I am experiencing some problems when trying to pass global parameters to multiple workers. When I run a workflow using multiple workers, the command line parameter values are not being passed. I am wondering if this might be similar to the problem observed when luigi is run on Windows (#2247) but, in my case, on macOS. An additional issue is a difference in log formatting, it seems that logging.cfg
is not passed to the workers.
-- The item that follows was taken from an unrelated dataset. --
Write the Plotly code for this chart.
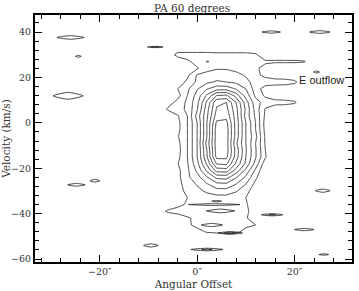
import plotly.graph_objects as go

# angular offset (arcsec) and velocity (km/s) of the core intensity grid
offsets = [-8, -6, -4, -2, 0, 2, 4, 6, 8, 10, 12, 14, 16, 18, 20, 22, 24]
velocities = [33, 30, 27, 24, 21, 18, 15, 12, 9, 6, 3, 0, -3, -6, -9, -12, -15,
              -18, -21, -24, -27, -30, -33, -36, -39, -42, -45, -48, -51]

intensity = [
    [0, 0, 0, 0, 0, 0, 0, 0, 0, 0, 0, 0, 0, 0, 0, 0, 0],
    [0, 0, 1.5, 1.5, 1.5, 1.5, 1.4, 1.4, 1.4, 1.4, 1.2, 0, 0, 0, 0, 0, 0],
    [0, 0, 0, 0.8, 1.4, 2.05, 1.8, 1.7, 1.5, 1.4, 1.3, 1.2, 1.2, 1.2, 1.2, 1.1, 0],
    [0, 0, 0, 0, 0.9, 1.6, 1.9, 1.9, 1.7, 1.5, 1.2, 0.6, 0, 0, 0, 0, 0],
    [0, 0, 0, 0.8, 2.1, 2.4, 2.6, 2.5, 2.3, 1.9, 1.3, 0.7, 0, 0, 0, 0, 0],
    [0, 0, 0.4, 1.2, 2.2, 2.8, 3.1, 3.0, 2.8, 2.3, 1.6, 1.6, 1.8, 1.7, 1.3, 0, 0],
    [0, 0, 1.0, 1.8, 2.9, 3.9, 4.6, 4.6, 3.9, 3.0, 1.5, 0.5, 0, 0, 0, 0, 0],
    [0, 0, 0.6, 2.0, 3.4, 5.2, 7.0, 7.2, 5.6, 3.6, 1.8, 0.8, 0, 0, 0, 0, 0],
    [0, 0.4, 1.4, 2.2, 3.7, 6.2, 8.8, 9.0, 7.0, 4.5, 2.4, 1.6, 1.6, 1.5, 1.2, 0, 0],
    [0, 1.2, 1.6, 2.2, 3.9, 6.6, 9.1, 9.3, 7.3, 4.8, 2.6, 0.9, 0, 0, 0, 0, 0],
    [0, 0, 0.9, 2.0, 4.4, 6.8, 9.5, 9.7, 7.5, 4.6, 2.8, 0.8, 0, 0, 0, 0, 0],
    [0, 0, 0.7, 2.0, 4.0, 7.0, 10.2, 10.3, 7.6, 5.0, 3.0, 0.6, 0, 0, 0, 0, 0],
    [0, 0, 0.7, 2.0, 4.0, 7.0, 10.5, 10.5, 7.6, 5.0, 3.0, 0.7, 0, 0, 0, 0, 0],
    [0, 0, 0.9, 2.0, 4.0, 7.0, 10.5, 10.5, 7.6, 5.0, 3.3, 0.8, 0, 0, 0, 0, 0],
    [0, 0, 0.7, 2.0, 4.0, 7.4, 10.5, 10.5, 7.2, 5.0, 3.0, 0.9, 0, 0, 0, 0, 0],
    [0, 0, 0.6, 2.0, 4.0, 7.0, 10.5, 10.5, 7.6, 5.1, 3.1, 1.0, 0, 0, 0, 0, 0],
    [0, 0, 0.7, 2.0, 4.0, 6.9, 10.3, 10.3, 7.5, 5.0, 3.1, 1.1, 0, 0, 0, 0, 0],
    [0, 0, 0.95, 1.9, 3.7, 6.2, 9.1, 9.2, 6.8, 4.8, 2.6, 0.4, 0, 0, 0, 0, 0],
    [0, 0, 0.7, 1.8, 3.2, 5.2, 7.4, 7.5, 5.6, 3.7, 1.8, 0, 0, 0, 0, 0, 0],
    [0, 0, 0.7, 1.8, 2.6, 3.9, 5.3, 5.4, 4.1, 2.8, 1.2, 0, 0, 0, 0, 0, 0],
    [0, 0, 0.7, 1.4, 2.1, 2.9, 3.7, 3.8, 3.0, 2.0, 0.7, 0, 0, 0, 0, 0, 0],
    [0, 0, 0.7, 1.2, 1.7, 2.2, 2.6, 2.6, 2.1, 1.4, 0.3, 0, 0, 0, 0, 0, 0],
    [0, 0, 0.6, 1.0, 1.3, 1.5, 1.6, 1.6, 1.4, 1.0, 0, 0, 0, 0, 0, 0, 0],
    [0, 0.3, 0.8, 1.1, 1.2, 1.3, 1.4, 1.4, 1.3, 1.1, 0.5, 0, 0, 0, 0, 0, 0],
    [0.4, 1.2, 1.3, 1.4, 1.5, 1.6, 1.9, 1.9, 1.7, 1.3, 0.3, 0, 0, 0, 0, 0, 0],
    [0, 0, 0.5, 0.9, 1.2, 1.3, 1.3, 1.3, 1.2, 1.1, 0.4, 0, 0, 0, 0, 0, 0],
    [0, 0, 0, 0.8, 1.3, 1.4, 1.4, 1.4, 1.3, 1.2, 1.0, 0, 0, 0, 0, 0, 0],
    [0, 0, 0, 0, 0.6, 1.1, 1.2, 1.3, 1.2, 0.7, 0, 0, 0, 0, 0, 0, 0],
    [0, 0, 0, 0, 0, 0, 0, 0, 0, 0, 0, 0, 0, 0, 0, 0, 0],
]

# isolated peaks: centre offset, centre velocity, half width, half height, peak
speck_x = [-26.0, -24.4, -8.6, -26.5, -24.8, -21.0, -9.5, 15.2, 25.2, 24.5, 25.8, 15.4,
           22.0, 26.0, 4.8, 3.5, 4.0, 3.0, 6.8, 2.0]
speck_v = [37.6, 29.3, 33.4, 11.9, -27.3, -25.5, -54.0, 40.0, 40.0, 22.4, -29.9, -40.5,
           -47.0, -58.0, -38.8, -36.0, -34.5, -45.0, -48.5, -55.8]
speck_w = [2.8, 0.6, 1.6, 3.1, 1.8, 1.0, 1.5, 1.9, 2.1, 0.6, 1.5, 2.2,
           2.0, 1.0, 2.9, 5.3, 1.0, 2.2, 2.5, 3.3]
speck_h = [0.8, 0.4, 0.4, 1.5, 0.6, 0.6, 0.7, 0.5, 0.6, 0.4, 0.7, 0.5,
           0.5, 0.3, 0.8, 0.4, 0.3, 0.7, 0.6, 0.6]
speck_peak = [1.6, 1.3, 3.0, 1.8, 1.6, 1.5, 2.0, 1.6, 1.6, 1.4, 1.6, 2.5,
              1.8, 1.5, 2.0, 1.5, 1.5, 1.6, 3.0, 2.5]

levels = dict(start=1, end=10, size=1, coloring='lines')
ink = [[0, '#1a1a1a'], [1, '#1a1a1a']]

traces = [go.Contour(x=offsets, y=velocities, z=intensity, contours=levels,
                     colorscale=ink, showscale=False, line=dict(width=0.8, smoothing=0),
                     hoverinfo='skip')]

for x0, v0, w, h, p in zip(speck_x, speck_v, speck_w, speck_h, speck_peak):
    sx = w / (1 - 1 / p)
    sy = h / (1 - 1 / p)
    traces.append(go.Contour(
        x=[x0 - sx, x0, x0 + sx], y=[v0 - sy, v0, v0 + sy],
        z=[[0, 0, 0], [0, p, 0], [0, 0, 0]],
        contours=levels, colorscale=ink, showscale=False,
        line=dict(width=0.8, smoothing=0.6), hoverinfo='skip'))

serif = 'DejaVu Serif'
axis_style = dict(showline=True, linewidth=2, linecolor='black', mirror='ticks',
                  ticks='inside', ticklen=7, tickwidth=1, tickcolor='black',
                  showgrid=False, zeroline=False, automargin=False,
                  tickfont=dict(family=serif, size=9.5, color='#333'),
                  minor=dict(dtick=4, ticks='inside', ticklen=4, tickcolor='black', showgrid=False))

layout = go.Layout(
    width=359, height=291,
    margin=dict(l=35, r=7, t=15, b=29),
    paper_bgcolor='white', plot_bgcolor='white',
    title=dict(text='PA 60 degrees', x=0.535, xanchor='center', y=0.985, yanchor='top',
               font=dict(family=serif, size=10.5, color='#333')),
    xaxis=dict(axis_style, range=[-33.3, 31.8], tickvals=[-20, 0, 20],
               ticktext=['\u221220\u2033', '0\u2033', '20\u2033'], tick0=0,
               title=dict(text='Angular Offset', standoff=4,
                          font=dict(family=serif, size=10.5, color='#333'))),
    yaxis=dict(axis_style, range=[-61.3, 47.5], tick0=0, dtick=20,
               title=dict(text='Velocity (km/s)', standoff=2,
                          font=dict(family=serif, size=10.5, color='#333'))),
    showlegend=False,
    annotations=[dict(x=20.6, y=18.8, xref='x', yref='y', text='E outflow', showarrow=False,
                      xanchor='left', yanchor='middle',
                      font=dict(family='Liberation Sans', size=11, color='#222'))],
)

fig = go.Figure(data=traces, layout=layout)
fig.write_html("out.html", config={'displayModeBar': False},
               post_script="document.body.style.margin='0px';")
I opened a ticket in github but I got no response (#3236).
Next toy example summarizes my problem.
import luigi
import logging
logger = logging.getLogger('luigi-interface')
class HelloConfig(luigi.Config):
reference = luigi.Parameter(default="World")
class HelloTask(luigi.Task):
def run(self):
logger.info("Hello %s!", HelloConfig().reference)
def requires(self):
return []
I run the task calling
luigi --module weekly_update.etl.load_ex HelloTask \
--workers ? \
--HelloConfig-reference "Mars"
When workers
is 1 the log shows
2023-04-21 10:59:09,386 - luigi-interface - INFO - [MainThread] - Hello Mars!
but when workers
is 2
2023-04-21 10:59:53,030 [INFO]-load_ex.run: Hello World!
As of Python 3.8, MacOS now defaults to using spawn instead of fork, thus having issues that we previously only saw on Windows. You can change the start method using
import multiprocessing
multiprocessing.set_start_method('fork')
I'm not sure there is a better solution, and we're also struggling with command line parameters across multiple workers when not on Linux.